When you think about it, none of these results should be a surprise. Higher rates of internal reporting don’t mean that your organization is a mess with all sorts of problems; higher rates of reporting mean that employees feel more comfortable bringing issues to management so problems can be solved. 

Viewed through that lens, then of course higher rates of internal reporting would correlate with higher return on assets. A workforce that’s ready to speak up about misconduct is also ready to alert management to other issues, too, such as market competitors or product development. A workforce that’s ready to speak up is engaged in the success of the business. That higher level of trust and engagement implies a higher level of efficiency and performance, which is what ROA measures.

Ethical Culture and Employee Retention

It’s also the case that a strong ethical culture helps to improve employee retention.

At first glance that point seems obvious because everyone can so easily grasp the converse: when you hate your workplace, you’re more likely to leave as soon as you can. But compliance officers should step back and appreciate the original point, slightly reframed. Employees are more likely to stay at an organization where they believe its ethical values are in step with their own. 

For example, last year a survey by workforce development firm Tallo, which focuses on Generation Z workers, found that 72 percent said having a fair and ethical boss is important to them in deciding where to work. Many other surveys and academic studies over the years have confirmed the same: people prefer to work at organizations with the same ethical values and priorities as their own.

This is different from the importance of a speak-up culture, which we explored above. Rather, employees want to see and hear clear ethical commitments from their employers — and see those things in the daily routines they encounter on the job.

Incidentally, this is also why misconduct by senior executives can be so corrosive: because it demonstrates that the organization doesn’t have the same ethical values as the employee. A company that talks all the time about the importance of inclusion and respect, only to tolerate a senior vice president accused of harassment, is committing an act of clear hypocrisy. Good luck convincing employees to follow all your other exhortations for policy, procedure, and conduct once that belief takes root.

What Do Compliance Officers Do Here?

The two arguments above only scratch the surface of how an ethical corporate culture supports the bottom line; we could offer plenty more examples. So if we assume that our premise about the importance of an ethical culture is correct, exactly what are chief compliance officers supposed to do with that insight?

Several things, actually.

First, refine your messaging campaigns to the workforce. Don’t simply frame compliance duties as obligations; craft messages that show how your policies and procedures support the company’s ethical priorities and a strong ethical culture.

Indeed, as the modern enterprise becomes more global, involving more third parties, running more quickly on digital business processes — the “ethical enthusiasm” of employees will become more important to success, because it will become more difficult (and expensive) to implement draconian systems of internal control. Success will depend on employees knowing what “the right thing” to do is, and wanting to do it.

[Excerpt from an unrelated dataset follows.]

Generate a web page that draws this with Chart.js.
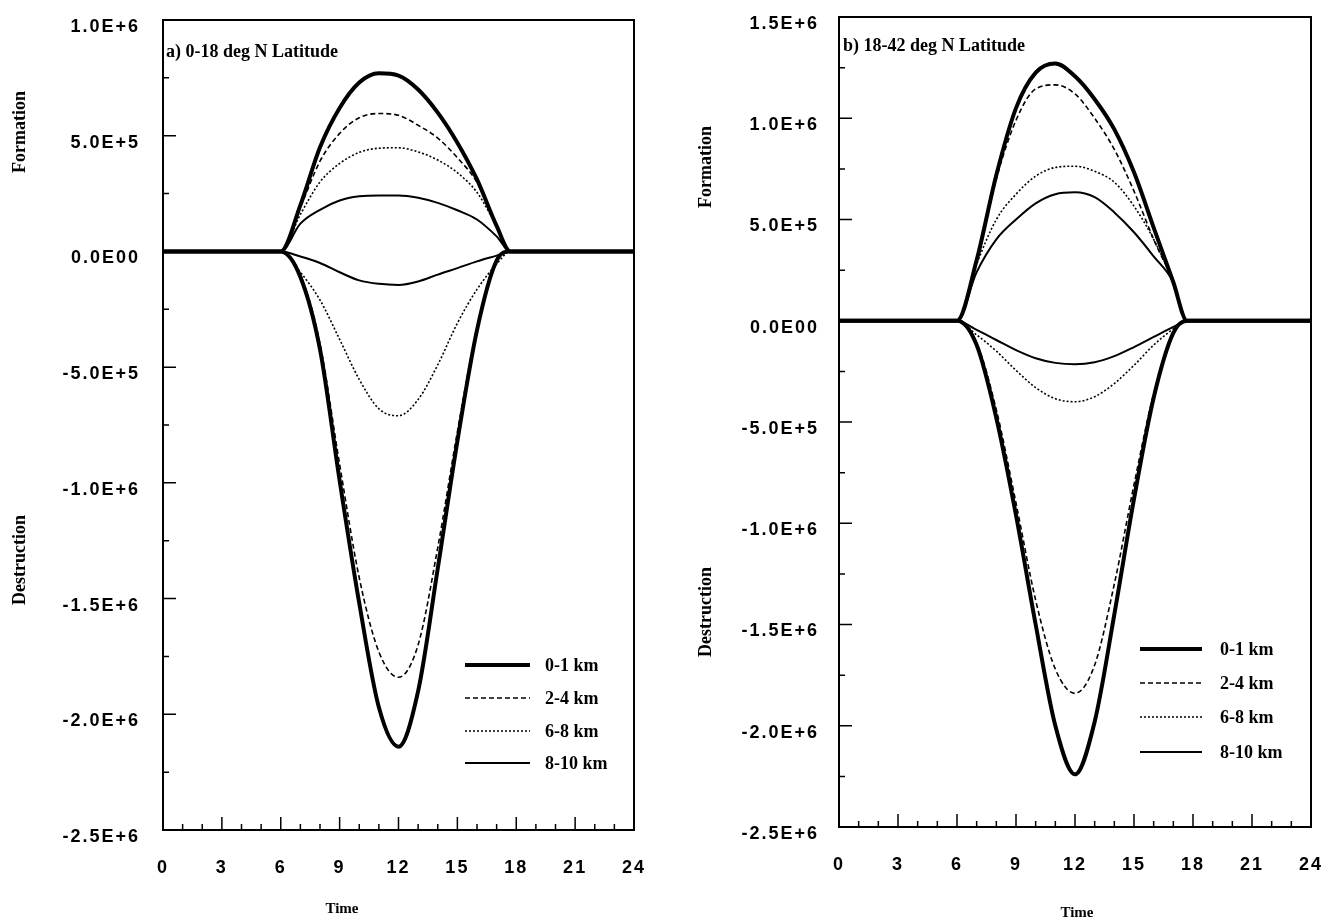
<!DOCTYPE html>
<html>
<head>
<meta charset="utf-8">
<script src="https://cdn.jsdelivr.net/npm/chart.js@4"></script>
<style>
html, body { margin: 0; padding: 0; background: #fff; }
#wrap { position: relative; width: 1326px; height: 924px; }
canvas { position: absolute; top: 0; }
#chartA { left: 0; }
#chartB { left: 663px; }
</style>
</head>
<body>
<div id="wrap">
  <canvas id="chartA" width="663" height="924"></canvas>
  <canvas id="chartB" width="663" height="924"></canvas>
</div>
<script>
// time of day (h)
const hours = [0, 6, 7, 8, 9, 10, 11, 12, 13, 14, 15, 16, 17, 17.7, 24];
const depthLabels = ['0-1 km', '2-4 km', '6-8 km', '8-10 km'];
const xTickLabels = ['0', '3', '6', '9', '12', '15', '18', '21', '24'];

// a) 0-18 deg N
const formA01  = [0, 0, 200000, 450000, 620000, 730000, 770000, 760000, 700000, 600000, 470000, 311000, 110000, 0, 0];
const formA24  = [0, 0, 190000, 390000, 510000, 578000, 596000, 588000, 545000, 490000, 405000, 298000, 110000, 0, 0];
const formA68  = [0, 0, 160000, 300000, 380000, 428000, 446000, 448000, 430000, 395000, 340000, 255000, 110000, 0, 0];
const formA810 = [0, 0, 120000, 180000, 220000, 238000, 242000, 242000, 232000, 210000, 178000, 138000, 65000, 0, 0];
const destA01  = [0, 0, -110000, -423000, -990000, -1520000, -1970000, -2140000, -1900000, -1370000, -820000, -340000, -40000, 0, 0];
const destA24  = [0, 0, -100000, -400000, -920000, -1410000, -1730000, -1840000, -1700000, -1280000, -780000, -330000, -40000, 0, 0];
const destA68  = [0, 0, -90000, -210000, -380000, -553000, -680000, -710000, -640000, -490000, -310000, -164000, -55000, 0, 0];
const destA810 = [0, 0, -22000, -50000, -90000, -125000, -140000, -145000, -130000, -100000, -72000, -43000, -18000, 0, 0];
const yTickValsA = [-2500000, -2000000, -1500000, -1000000, -500000, 0, 500000, 1000000];
const yTickLabelsA = ['-2.5E+6', '-2.0E+6', '-1.5E+6', '-1.0E+6', '-5.0E+5', '0.0E00', '5.0E+5', '1.0E+6'];

// b) 18-42 deg N
const formB01  = [0, 0, 300000, 720000, 1050000, 1225000, 1270000, 1207000, 1094000, 945000, 733000, 460000, 190000, 0, 0];
const formB24  = [0, 0, 290000, 700000, 990000, 1145000, 1165000, 1120000, 1000000, 846000, 640000, 402000, 190000, 0, 0];
const formB68  = [0, 0, 280000, 500000, 625000, 714000, 757000, 763000, 738000, 684000, 566000, 402000, 190000, 0, 0];
const formB810 = [0, 0, 240000, 402000, 500000, 580000, 625000, 634000, 610000, 535000, 437000, 318000, 190000, 0, 0];
const destB01  = [0, 0, -120000, -480000, -960000, -1500000, -2000000, -2240000, -1980000, -1450000, -880000, -380000, -60000, 0, 0];
const destB24  = [0, 0, -110000, -440000, -900000, -1380000, -1720000, -1840000, -1700000, -1300000, -810000, -360000, -55000, 0, 0];
const destB68  = [0, 0, -70000, -150000, -245000, -330000, -385000, -400000, -375000, -310000, -220000, -120000, -40000, 0, 0];
const destB810 = [0, 0, -45000, -95000, -145000, -185000, -208000, -215000, -205000, -175000, -130000, -80000, -30000, 0, 0];
const yTickValsB = [-2500000, -2000000, -1500000, -1000000, -500000, 0, 500000, 1000000, 1500000];
const yTickLabelsB = ['-2.5E+6', '-2.0E+6', '-1.5E+6', '-1.0E+6', '-5.0E+5', '0.0E00', '5.0E+5', '1.0E+6', '1.5E+6'];

const lineStyles = [
  { width: 4, dash: [] },
  { width: 1.6, dash: [5, 3] },
  { width: 1.6, dash: [2, 2] },
  { width: 2, dash: [] }
];

const SANS = '"Liberation Sans", Arial, sans-serif';
const SERIF = '"Liberation Serif", "Times New Roman", serif';

function toPoints(vals) {
  return hours.map((h, i) => ({ x: h, y: vals[i] }));
}

function makeDatasets(form, dest) {
  const sets = [];
  form.concat(dest).forEach((vals, i) => {
    const st = lineStyles[i % 4];
    sets.push({
      label: depthLabels[i % 4],
      data: toPoints(vals),
      borderColor: '#000',
      borderWidth: st.width,
      borderDash: st.dash,
      pointRadius: 0,
      fill: false,
      cubicInterpolationMode: 'monotone'
    });
  });
  return sets;
}

function panelPlugin(p) {
  return {
    id: 'panelDecor',
    beforeDraw(chart) {
      chart.ctx.letterSpacing = '2px';
    },
    afterDraw(chart) {
      const ctx = chart.ctx;
      const { left, top, right, bottom } = chart.chartArea;
      const xs = chart.scales.x, ys = chart.scales.y;
      ctx.save();
      ctx.letterSpacing = '0px';
      ctx.strokeStyle = '#000';
      ctx.fillStyle = '#000';

      // frame
      ctx.lineWidth = 2;
      ctx.strokeRect(left, top, right - left, bottom - top);

      // inward tick marks
      ctx.lineWidth = 1.5;
      ctx.beginPath();
      for (let v = ys.min; v <= ys.max + 1; v += 250000) {
        const y = ys.getPixelForValue(v);
        const len = Math.round(v / 250000) % 2 === 0 ? 13 : 6;
        ctx.moveTo(left, y);
        ctx.lineTo(left + len, y);
      }
      for (let h = 0; h <= 24; h++) {
        const x = xs.getPixelForValue(h);
        const len = h % 3 === 0 ? 13 : 6;
        ctx.moveTo(x, bottom);
        ctx.lineTo(x, bottom - len);
      }
      ctx.stroke();

      // panel title
      ctx.font = 'bold 18px ' + SERIF;
      ctx.textAlign = 'left';
      ctx.textBaseline = 'middle';
      ctx.fillText(p.title, p.titleX, p.titleY);

      // legend
      ctx.font = 'bold 18px ' + SERIF;
      depthLabels.forEach((lab, i) => {
        const ds = chart.data.datasets[i];
        const y = p.legendY[i];
        ctx.lineWidth = ds.borderWidth;
        ctx.setLineDash(ds.borderDash);
        ctx.beginPath();
        ctx.moveTo(p.legendX0, y);
        ctx.lineTo(p.legendX1, y);
        ctx.stroke();
        ctx.setLineDash([]);
        ctx.fillText(lab, p.legendTextX, y + 1);
      });

      // axis titles
      ctx.textAlign = 'center';
      ctx.font = 'bold 15px ' + SERIF;
      ctx.fillText('Time', p.timeX, p.timeY);
      ctx.font = 'bold 18px ' + SERIF;
      [['Formation', p.formY], ['Destruction', p.destY]].forEach(([txt, cy]) => {
        ctx.save();
        ctx.translate(p.sideX, cy);
        ctx.rotate(-Math.PI / 2);
        ctx.fillText(txt, 0, 0);
        ctx.restore();
      });
      ctx.restore();
    }
  };
}

function makeChart(id, form, dest, yMax, yVals, yLabels, p) {
  new Chart(document.getElementById(id), {
    type: 'line',
    data: { datasets: makeDatasets(form, dest) },
    options: {
      responsive: false,
      animation: false,
      devicePixelRatio: 1,
      layout: { padding: { top: p.padTop, right: p.padRight, bottom: 0, left: 0 } },
      plugins: { legend: { display: false }, tooltip: { enabled: false } },
      scales: {
        x: {
          type: 'linear',
          min: 0,
          max: 24,
          grid: { display: false, drawTicks: false },
          border: { display: false },
          afterFit: s => {
            s.height = p.xHeight;
            s.paddingLeft = 0; s.paddingRight = 0;
          },
          ticks: {
            stepSize: 3,
            padding: 27,
            color: '#000',
            maxRotation: 0,
            font: { family: SANS, size: 18, weight: 'bold' },
            callback: (v) => xTickLabels[Math.round(v / 3)]
          }
        },
        y: {
          min: -2500000,
          max: yMax,
          grid: { display: false, drawTicks: false },
          border: { display: false },
          afterFit: s => {
            s.width = p.yWidth;
            s.paddingTop = 0; s.paddingBottom = 0;
          },
          ticks: {
            stepSize: 500000,
            padding: p.yPad,
            labelOffset: 7,
            color: '#000',
            font: { family: SANS, size: 18, weight: 'bold' },
            callback: (v) => {
              const i = yVals.findIndex(t => Math.abs(t - v) < 1);
              return i >= 0 ? yLabels[i] : '';
            }
          }
        }
      }
    },
    plugins: [panelPlugin(p)]
  });
}

makeChart('chartA', [formA01, formA24, formA68, formA810], [destA01, destA24, destA68, destA810],
  1000000, yTickValsA, yTickLabelsA, {
    padTop: 20, padRight: 29, xHeight: 94, yWidth: 163, yPad: 23,
    title: 'a) 0-18 deg N Latitude', titleX: 166, titleY: 52,
    legendX0: 465, legendX1: 530, legendTextX: 545, legendY: [665, 698, 731, 763],
    timeX: 342, timeY: 909, sideX: 20, formY: 132, destY: 560
  });

makeChart('chartB', [formB01, formB24, formB68, formB810], [destB01, destB24, destB68, destB810],
  1500000, yTickValsB, yTickLabelsB, {
    padTop: 17, padRight: 15, xHeight: 97, yWidth: 176, yPad: 20,
    title: 'b) 18-42 deg N Latitude', titleX: 180, titleY: 46,
    legendX0: 477, legendX1: 539, legendTextX: 557, legendY: [649, 683, 717, 752],
    timeX: 414, timeY: 913, sideX: 43, formY: 167, destY: 612
  });
</script>
</body>
</html>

Second, reframe your arguments to executives in the First Line of defense, so you can build alliances that will help you develop that strong culture of compliance you want. Once leaders of business operating units understand that a culture of compliance can actually help the organization — making it more agile and responsive to problems, keeping talent happy and content where they are — those executives will be less likely to dismiss compliance as the infamous “Department of No.”

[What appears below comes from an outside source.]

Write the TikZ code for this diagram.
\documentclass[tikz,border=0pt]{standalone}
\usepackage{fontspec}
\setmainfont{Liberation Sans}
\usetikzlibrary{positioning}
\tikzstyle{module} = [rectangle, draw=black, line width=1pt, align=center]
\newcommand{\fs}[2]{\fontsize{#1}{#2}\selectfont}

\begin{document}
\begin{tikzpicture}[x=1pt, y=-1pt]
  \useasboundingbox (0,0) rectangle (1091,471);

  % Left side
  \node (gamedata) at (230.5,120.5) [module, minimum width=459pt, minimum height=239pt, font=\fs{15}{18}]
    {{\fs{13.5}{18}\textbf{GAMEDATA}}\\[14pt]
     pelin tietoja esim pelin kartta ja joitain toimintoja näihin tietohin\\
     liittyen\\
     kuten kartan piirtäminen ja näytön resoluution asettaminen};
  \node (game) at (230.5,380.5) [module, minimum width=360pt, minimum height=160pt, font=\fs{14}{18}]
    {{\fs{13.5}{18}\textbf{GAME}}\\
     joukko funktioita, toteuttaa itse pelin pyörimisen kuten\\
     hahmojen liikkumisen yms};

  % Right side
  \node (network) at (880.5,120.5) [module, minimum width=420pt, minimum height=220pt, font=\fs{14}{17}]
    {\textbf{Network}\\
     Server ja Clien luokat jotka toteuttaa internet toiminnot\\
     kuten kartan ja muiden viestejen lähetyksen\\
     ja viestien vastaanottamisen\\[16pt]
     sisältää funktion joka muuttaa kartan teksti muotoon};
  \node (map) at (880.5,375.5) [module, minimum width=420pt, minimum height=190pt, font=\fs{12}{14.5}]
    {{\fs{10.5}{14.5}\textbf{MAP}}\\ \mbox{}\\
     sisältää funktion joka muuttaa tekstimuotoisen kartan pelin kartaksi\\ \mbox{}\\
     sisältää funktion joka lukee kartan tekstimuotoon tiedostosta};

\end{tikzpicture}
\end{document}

Third, convince senior management and the board to invest in compliance. Recall what we said earlier about higher levels of internal reporting: it means that your workforce wants to bring problems to management’s attention and get them solved. That’s a fantastic natural resource for senior managers. (Far better than the opposite: a workforce that couldn’t be bothered to alert management that misconduct and errors are happening all over the place.)

To harness that enthusiasm for speaking up, however, and channel it to productive ends, the compliance department needs resources and support. So explain the logic of why an ethical culture does indeed drive better performance, and then ask for the resources to deliver it.